TEMELLİ KAPATILMA TALEBİ
İddianamede kapatılma istemine dayanak sağlayan delillerin tamamının mevcut olduğu belirtilerek, “HDP adıyla tüzel kişilik kazanan davalı partinin eylemleri devletin bağımsızlığına, ülkesi ve milletiyle bölünmez bütünlüğüne, insan haklarına aykırı bulunmuş ve davalı parti aynı zamanda hemen hemen tüm organları, üyeleri ve teşkilatları vasıtasıyla bu nitelikteki suçları işlemiş, işlenmesini teşvik etmiş, bu suçları ve bu suçları işleyenleri övmüştür. Bu nitelikteki eylemler kimi zaman davalı parti genel başkanları da dahil olmak üzere parti organlarınca kararlılık içinde, kimi zaman ise bu nitelikteki fiiller parti üyelerince yoğun bir şekilde işlenmiş ve bu durum değişik kademelerdeki parti organlarınca zımnen veya açıkça benimsenmiştir. Dolayısıyla HPD bu nitelikteki eylemlerin odağı haline gelmiştir. Bu itibarla davalı partinin Anayasa’nın 68/4’üncü maddesine aykırı eylemleri nedeniyle Anayasa’nın 69/6 ve 2820 sayılı Siyasi Partiler Yasası’nın 101/1-b ve 103/2’nci maddeleri uyarınca temelli kapatılmasına karar verilmesini talep etmek zarureti doğmuştur” denildi.

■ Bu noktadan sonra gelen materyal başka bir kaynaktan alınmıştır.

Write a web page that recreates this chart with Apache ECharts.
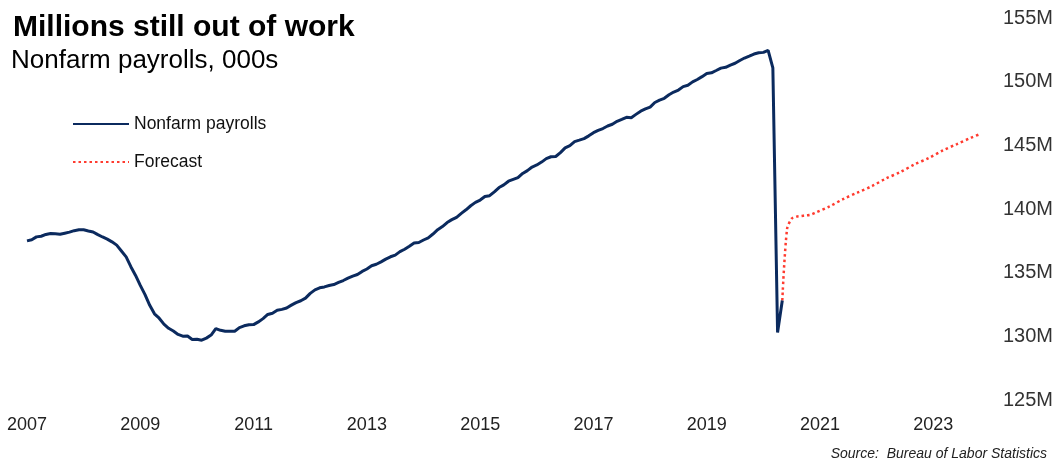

451 KİŞİ HAKKINDA SİYASİ YASAK İSTENDİ
İddianamede ayrıca Selahattin Demirtaş, Pervin Buldan, Sezai Temelli, Mithat Sancar, Sebahat Tuncel, Figen Yüksekdağ Şenoğlu ve Ahmet Şık’ın da aralarında bulunduğu 451 isme, temelli kapatılmaya ilişkin kararın Resmi Gazete’de yayımlanmasından itibaren beş yıl süreyle siyasi yasak konulması istendi.